Tuesday, December 16, 2014

Two Years and Rising

When Jude was born two years ago, I couldn't imagine NOT thinking about Down syndrome. From the moment the Dr. uttered over the phone "The fetus has Trisomy 21" my whole world seemed to stop and switch rotation. In those early months, it was always Down syndrome (don't believe me? Go look at those early posts). Don't get me wrong, I don't think it was a bad thing at all. I learned a great deal in those early days about disability rights, and I wouldn't give away that experience for anything.

I kept insisting that our world hadn't changed that much but the reality is that of course our world had changed. We were not the same people we had been even a year before. I never considered myself Abliest but I was in so many ways. The growth and the pain of that growth was hard but so important. How I saw the world went through a radical shift, and I became a better advocate for my children because the reality was simply that I already two children with a disability. I had just never acknowledged it, or rather I had acknowledged/accepted them for who they were but hadn't push that thought process to embrace a bigger arc of people. Jude's birth propelled me into that world, and for that I will be ever thankful. I've meet some amazing advocates, and count myself lucky to be an ally.

But still in the day to day aspect of our life, the change was smaller. The change was simply the way a family dynamic shifts with each new addition. Jude's integration into our family was not always smooth but it was mostly joyous. Now she is just another beastie which is quite something. I don't think any of us even think twice about the Down syndrome. It's not that we don't think about her having Down syndrome. We do. We know. It's just not a big deal anymore, or more it's just common place. She just is. She's here. She's loved. She's a part of the tapestry so smartly woven into the fabric that you'd have to flip things around to find where her thread started. Only then could you see the bumps, the missteps we made, the things we learned, the ways we changed. But from the outside, it's just this toddler. No longer a baby.

In the last year, Jude transformed from our sweet baby to a clever, mischievous sweet toddler. She's a whirlwind of energy that touches everything and everyone in the house. She is fierce and independent as she learns to do things on her own. She scorns our help, and figures out how to do things her way. She has become cautious about her smile, and doesn't offer it with the same abandon she did last year. Her smile is now a gift not to be won but to handed over at her will. But she is not afraid of the world around her. She walks as if she owns a room, shunning those who would block her or restrict her purpose. She is a queen, and it's clear in the way she holds her head.

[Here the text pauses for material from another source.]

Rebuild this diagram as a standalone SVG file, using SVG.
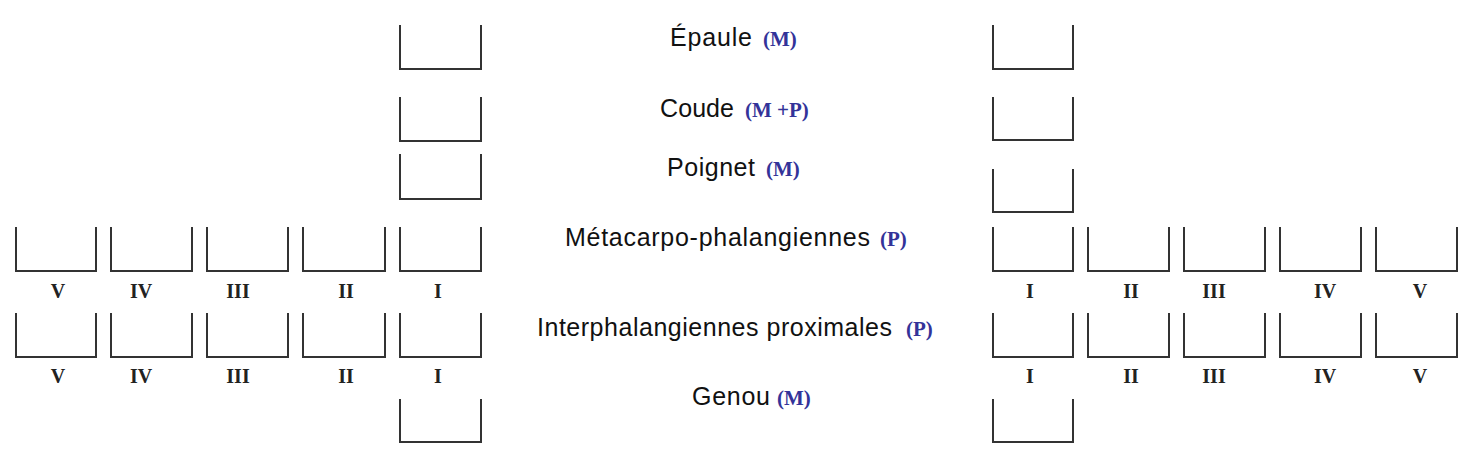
<svg xmlns="http://www.w3.org/2000/svg" width="1474" height="464" viewBox="0 0 1474 464">
<style>
.bx{fill:none;stroke:#333;stroke-width:2;stroke-linecap:square}
.lbl{font-family:"Liberation Sans",Arial,sans-serif;font-size:25px;fill:#111}
.code{font-family:"Liberation Serif","Times New Roman",serif;font-weight:bold;font-size:21px;fill:#333399}
.rn{font-family:"Liberation Serif","Times New Roman",serif;font-weight:bold;font-size:20px;fill:#222;text-anchor:middle}
</style>
<rect width="1474" height="464" fill="#fff"/>
<g id="epaule">
<path class="bx" d="M400 26V69H481V26"/>
<path class="bx" d="M993 26V69H1073V26"/>
<text class="lbl" x="670" y="46" textLength="82">Épaule</text>
<text class="code" x="763" y="46">(M)</text>
</g>
<g id="coude">
<path class="bx" d="M400 98V141H481V98"/>
<path class="bx" d="M993 98V140H1073V98"/>
<text class="lbl" x="660" y="117" textLength="74">Coude</text>
<text class="code" x="745" y="117">(M +P)</text>
</g>
<g id="poignet">
<path class="bx" d="M400 155V199H481V155"/>
<path class="bx" d="M993 170V212H1073V170"/>
<text class="lbl" x="667" y="176" textLength="88">Poignet</text>
<text class="code" x="766" y="176">(M)</text>
</g>
<g id="mcp">
<path class="bx" d="M16 228V271H96V228"/>
<path class="bx" d="M111 228V271H192V228"/>
<path class="bx" d="M207 228V271H288V228"/>
<path class="bx" d="M303 228V271H385V228"/>
<path class="bx" d="M400 228V271H481V228"/>
<path class="bx" d="M993 228V271H1073V228"/>
<path class="bx" d="M1088 228V271H1169V228"/>
<path class="bx" d="M1184 228V271H1265V228"/>
<path class="bx" d="M1280 228V271H1361V228"/>
<path class="bx" d="M1376 228V271H1457V228"/>
<text class="lbl" x="565" y="246" textLength="305">Métacarpo-phalangiennes</text>
<text class="code" x="880" y="246">(P)</text>
<text class="rn" x="58" y="298">V</text>
<text class="rn" x="141" y="298">IV</text>
<text class="rn" x="238" y="298">III</text>
<text class="rn" x="346" y="298">II</text>
<text class="rn" x="438" y="298">I</text>
<text class="rn" x="1030" y="298">I</text>
<text class="rn" x="1131" y="298">II</text>
<text class="rn" x="1214" y="298">III</text>
<text class="rn" x="1325" y="298">IV</text>
<text class="rn" x="1420" y="298">V</text>
</g>
<g id="ipp">
<path class="bx" d="M16 314V357H96V314"/>
<path class="bx" d="M111 314V357H192V314"/>
<path class="bx" d="M207 314V357H288V314"/>
<path class="bx" d="M303 314V357H385V314"/>
<path class="bx" d="M400 314V357H481V314"/>
<path class="bx" d="M993 314V357H1073V314"/>
<path class="bx" d="M1088 314V357H1169V314"/>
<path class="bx" d="M1184 314V357H1265V314"/>
<path class="bx" d="M1280 314V357H1361V314"/>
<path class="bx" d="M1376 314V357H1457V314"/>
<text class="lbl" x="537" y="336" textLength="355">Interphalangiennes proximales</text>
<text class="code" x="906" y="336">(P)</text>
<text class="rn" x="58" y="383">V</text>
<text class="rn" x="141" y="383">IV</text>
<text class="rn" x="238" y="383">III</text>
<text class="rn" x="346" y="383">II</text>
<text class="rn" x="438" y="383">I</text>
<text class="rn" x="1030" y="383">I</text>
<text class="rn" x="1131" y="383">II</text>
<text class="rn" x="1214" y="383">III</text>
<text class="rn" x="1325" y="383">IV</text>
<text class="rn" x="1420" y="383">V</text>
</g>
<g id="genou">
<path class="bx" d="M400 400V442H481V400"/>
<path class="bx" d="M993 400V442H1073V400"/>
<text class="lbl" x="692" y="405" textLength="78">Genou</text>
<text class="code" x="777" y="405">(M)</text>
</g>
</svg>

For me these days of getting to know Jude do negate the kind of thinking about Down syndrome that soaked through the days when she was younger. Now it is simply an aspect of her. I no longer fear the future the way I used to when she a baby in my arms. Or rather I fear for her future the way I do with all my children. There is no hidden corners of wondering if she will not talk, not run, not be independent. Instead, I am leaning into the days of shaping as she grows into ever more being. The future is murky as those magic 8 balls from my childhood would tell me. No surprise there.

This everyday texture to thinking about Down syndrome--to living with Jude who has Down syndrome--has changed they way I write as well. I am not sure what I have to offer. I suspect my greatest use is to offer up the voices of those with disabilities. I am not a good blog writer, I suspect. I don't research enough nor do I have that knack for pulling information together in an interesting way. There are others who are much better than I at this kind of writing. And sometimes, I worry that I will tell too much of Jude's story. That in the end, I will have paved too much of her road. Perhaps, I think, it is best to let that murky future hidden in the inky depths of a Magic 8 ball reveal itself to who it will.